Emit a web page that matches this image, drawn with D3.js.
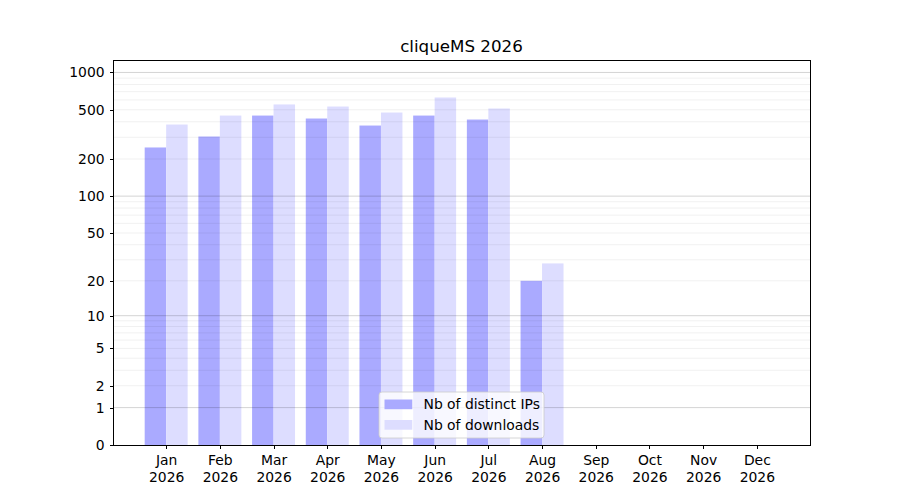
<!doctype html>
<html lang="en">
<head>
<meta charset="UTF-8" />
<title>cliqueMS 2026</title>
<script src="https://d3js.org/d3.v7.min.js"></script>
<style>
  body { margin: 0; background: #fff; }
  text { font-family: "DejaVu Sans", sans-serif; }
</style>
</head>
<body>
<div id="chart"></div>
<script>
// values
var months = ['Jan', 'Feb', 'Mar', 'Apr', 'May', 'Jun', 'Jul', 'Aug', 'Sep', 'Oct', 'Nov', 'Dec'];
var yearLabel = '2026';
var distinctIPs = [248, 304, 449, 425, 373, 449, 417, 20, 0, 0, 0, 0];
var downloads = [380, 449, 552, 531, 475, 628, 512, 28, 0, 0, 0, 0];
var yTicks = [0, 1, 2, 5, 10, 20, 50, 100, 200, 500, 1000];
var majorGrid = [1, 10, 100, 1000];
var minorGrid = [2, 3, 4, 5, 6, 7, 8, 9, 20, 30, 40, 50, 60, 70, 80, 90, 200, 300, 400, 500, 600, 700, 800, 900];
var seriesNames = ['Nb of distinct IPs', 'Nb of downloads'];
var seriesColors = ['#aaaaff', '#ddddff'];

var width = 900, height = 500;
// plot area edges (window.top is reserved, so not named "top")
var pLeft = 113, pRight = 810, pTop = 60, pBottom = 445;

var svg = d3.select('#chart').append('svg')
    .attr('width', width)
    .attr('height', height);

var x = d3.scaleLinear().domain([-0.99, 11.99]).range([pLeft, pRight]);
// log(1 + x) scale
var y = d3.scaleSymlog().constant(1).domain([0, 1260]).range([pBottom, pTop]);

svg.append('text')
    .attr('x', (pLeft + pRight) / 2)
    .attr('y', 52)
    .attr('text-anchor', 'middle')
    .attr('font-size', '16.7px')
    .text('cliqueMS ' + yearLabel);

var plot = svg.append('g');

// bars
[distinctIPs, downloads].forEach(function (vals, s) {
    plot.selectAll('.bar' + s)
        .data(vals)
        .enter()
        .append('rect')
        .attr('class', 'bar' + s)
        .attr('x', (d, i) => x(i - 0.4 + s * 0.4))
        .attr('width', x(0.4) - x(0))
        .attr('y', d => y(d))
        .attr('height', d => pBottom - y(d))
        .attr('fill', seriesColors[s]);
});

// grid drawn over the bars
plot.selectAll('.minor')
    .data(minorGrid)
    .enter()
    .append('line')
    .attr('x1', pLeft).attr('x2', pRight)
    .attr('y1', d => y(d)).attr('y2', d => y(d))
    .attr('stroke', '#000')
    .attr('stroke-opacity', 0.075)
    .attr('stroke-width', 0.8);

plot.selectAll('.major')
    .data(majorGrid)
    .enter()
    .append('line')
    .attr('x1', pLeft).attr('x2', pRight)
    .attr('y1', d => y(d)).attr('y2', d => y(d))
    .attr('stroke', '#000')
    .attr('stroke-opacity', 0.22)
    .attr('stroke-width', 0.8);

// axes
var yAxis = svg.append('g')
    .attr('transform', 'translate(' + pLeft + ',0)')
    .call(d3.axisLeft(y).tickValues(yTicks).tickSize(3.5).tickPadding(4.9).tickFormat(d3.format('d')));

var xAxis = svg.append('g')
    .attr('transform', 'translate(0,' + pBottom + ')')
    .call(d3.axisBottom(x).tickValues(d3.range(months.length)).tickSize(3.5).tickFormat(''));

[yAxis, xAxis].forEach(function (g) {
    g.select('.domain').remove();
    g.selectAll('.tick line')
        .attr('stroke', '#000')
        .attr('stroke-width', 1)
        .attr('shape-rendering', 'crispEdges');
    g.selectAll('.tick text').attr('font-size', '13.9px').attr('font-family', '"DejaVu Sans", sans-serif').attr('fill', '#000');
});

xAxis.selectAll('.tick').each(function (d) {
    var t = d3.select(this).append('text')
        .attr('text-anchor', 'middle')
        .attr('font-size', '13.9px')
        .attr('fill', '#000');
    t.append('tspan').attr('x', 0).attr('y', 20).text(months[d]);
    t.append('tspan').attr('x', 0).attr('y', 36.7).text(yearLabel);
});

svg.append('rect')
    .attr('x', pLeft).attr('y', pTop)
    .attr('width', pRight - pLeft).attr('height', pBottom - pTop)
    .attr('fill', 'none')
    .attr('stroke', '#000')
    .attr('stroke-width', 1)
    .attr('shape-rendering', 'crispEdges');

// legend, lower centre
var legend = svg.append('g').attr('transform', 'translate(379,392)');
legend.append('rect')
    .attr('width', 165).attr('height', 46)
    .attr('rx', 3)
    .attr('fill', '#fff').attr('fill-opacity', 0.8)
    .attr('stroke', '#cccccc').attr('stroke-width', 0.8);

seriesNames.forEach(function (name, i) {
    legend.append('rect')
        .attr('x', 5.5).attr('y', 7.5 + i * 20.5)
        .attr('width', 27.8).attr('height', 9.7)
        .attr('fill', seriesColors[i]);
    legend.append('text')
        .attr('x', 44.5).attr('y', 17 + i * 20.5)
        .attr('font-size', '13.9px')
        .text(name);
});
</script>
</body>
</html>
******
— Exercise prompt —
Each line of the data should be quoted exactly, with pictures left out.

— Written answer —
Emit a web page that matches this image, drawn with D3.js.
<!doctype html>
<html lang="en">
<head>
<meta charset="UTF-8" />
<title>cliqueMS 2026</title>
<script src="https://d3js.org/d3.v7.min.js"></script>
<style>
  body { margin: 0; background: #fff; }
  text { font-family: "DejaVu Sans", sans-serif; }
</style>
</head>
<body>
<div id="chart"></div>
<script>
// values
var months = ['Jan', 'Feb', 'Mar', 'Apr', 'May', 'Jun', 'Jul', 'Aug', 'Sep', 'Oct', 'Nov', 'Dec'];
var yearLabel = '2026';
var distinctIPs = [248, 304, 449, 425, 373, 449, 417, 20, 0, 0, 0, 0];
var downloads = [380, 449, 552, 531, 475, 628, 512, 28, 0, 0, 0, 0];
var yTicks = [0, 1, 2, 5, 10, 20, 50, 100, 200, 500, 1000];
var majorGrid = [1, 10, 100, 1000];
var minorGrid = [2, 3, 4, 5, 6, 7, 8, 9, 20, 30, 40, 50, 60, 70, 80, 90, 200, 300, 400, 500, 600, 700, 800, 900];
var seriesNames = ['Nb of distinct IPs', 'Nb of downloads'];
var seriesColors = ['#aaaaff', '#ddddff'];

var width = 900, height = 500;
// plot area edges (window.top is reserved, so not named "top")
var pLeft = 113, pRight = 810, pTop = 60, pBottom = 445;

var svg = d3.select('#chart').append('svg')
    .attr('width', width)
    .attr('height', height);

var x = d3.scaleLinear().domain([-0.99, 11.99]).range([pLeft, pRight]);
// log(1 + x) scale
var y = d3.scaleSymlog().constant(1).domain([0, 1260]).range([pBottom, pTop]);

svg.append('text')
    .attr('x', (pLeft + pRight) / 2)
    .attr('y', 52)
    .attr('text-anchor', 'middle')
    .attr('font-size', '16.7px')
    .text('cliqueMS ' + yearLabel);

var plot = svg.append('g');

// bars
[distinctIPs, downloads].forEach(function (vals, s) {
    plot.selectAll('.bar' + s)
        .data(vals)
        .enter()
        .append('rect')
        .attr('class', 'bar' + s)
        .attr('x', (d, i) => x(i - 0.4 + s * 0.4))
        .attr('width', x(0.4) - x(0))
        .attr('y', d => y(d))
        .attr('height', d => pBottom - y(d))
        .attr('fill', seriesColors[s]);
});

// grid drawn over the bars
plot.selectAll('.minor')
    .data(minorGrid)
    .enter()
    .append('line')
    .attr('x1', pLeft).attr('x2', pRight)
    .attr('y1', d => y(d)).attr('y2', d => y(d))
    .attr('stroke', '#000')
    .attr('stroke-opacity', 0.075)
    .attr('stroke-width', 0.8);

plot.selectAll('.major')
    .data(majorGrid)
    .enter()
    .append('line')
    .attr('x1', pLeft).attr('x2', pRight)
    .attr('y1', d => y(d)).attr('y2', d => y(d))
    .attr('stroke', '#000')
    .attr('stroke-opacity', 0.22)
    .attr('stroke-width', 0.8);

// axes
var yAxis = svg.append('g')
    .attr('transform', 'translate(' + pLeft + ',0)')
    .call(d3.axisLeft(y).tickValues(yTicks).tickSize(3.5).tickPadding(4.9).tickFormat(d3.format('d')));

var xAxis = svg.append('g')
    .attr('transform', 'translate(0,' + pBottom + ')')
    .call(d3.axisBottom(x).tickValues(d3.range(months.length)).tickSize(3.5).tickFormat(''));

[yAxis, xAxis].forEach(function (g) {
    g.select('.domain').remove();
    g.selectAll('.tick line')
        .attr('stroke', '#000')
        .attr('stroke-width', 1)
        .attr('shape-rendering', 'crispEdges');
    g.selectAll('.tick text').attr('font-size', '13.9px').attr('font-family', '"DejaVu Sans", sans-serif').attr('fill', '#000');
});

xAxis.selectAll('.tick').each(function (d) {
    var t = d3.select(this).append('text')
        .attr('text-anchor', 'middle')
        .attr('font-size', '13.9px')
        .attr('fill', '#000');
    t.append('tspan').attr('x', 0).attr('y', 20).text(months[d]);
    t.append('tspan').attr('x', 0).attr('y', 36.7).text(yearLabel);
});

svg.append('rect')
    .attr('x', pLeft).attr('y', pTop)
    .attr('width', pRight - pLeft).attr('height', pBottom - pTop)
    .attr('fill', 'none')
    .attr('stroke', '#000')
    .attr('stroke-width', 1)
    .attr('shape-rendering', 'crispEdges');

// legend, lower centre
var legend = svg.append('g').attr('transform', 'translate(379,392)');
legend.append('rect')
    .attr('width', 165).attr('height', 46)
    .attr('rx', 3)
    .attr('fill', '#fff').attr('fill-opacity', 0.8)
    .attr('stroke', '#cccccc').attr('stroke-width', 0.8);

seriesNames.forEach(function (name, i) {
    legend.append('rect')
        .attr('x', 5.5).attr('y', 7.5 + i * 20.5)
        .attr('width', 27.8).attr('height', 9.7)
        .attr('fill', seriesColors[i]);
    legend.append('text')
        .attr('x', 44.5).attr('y', 17 + i * 20.5)
        .attr('font-size', '13.9px')
        .text(name);
});
</script>
</body>
</html>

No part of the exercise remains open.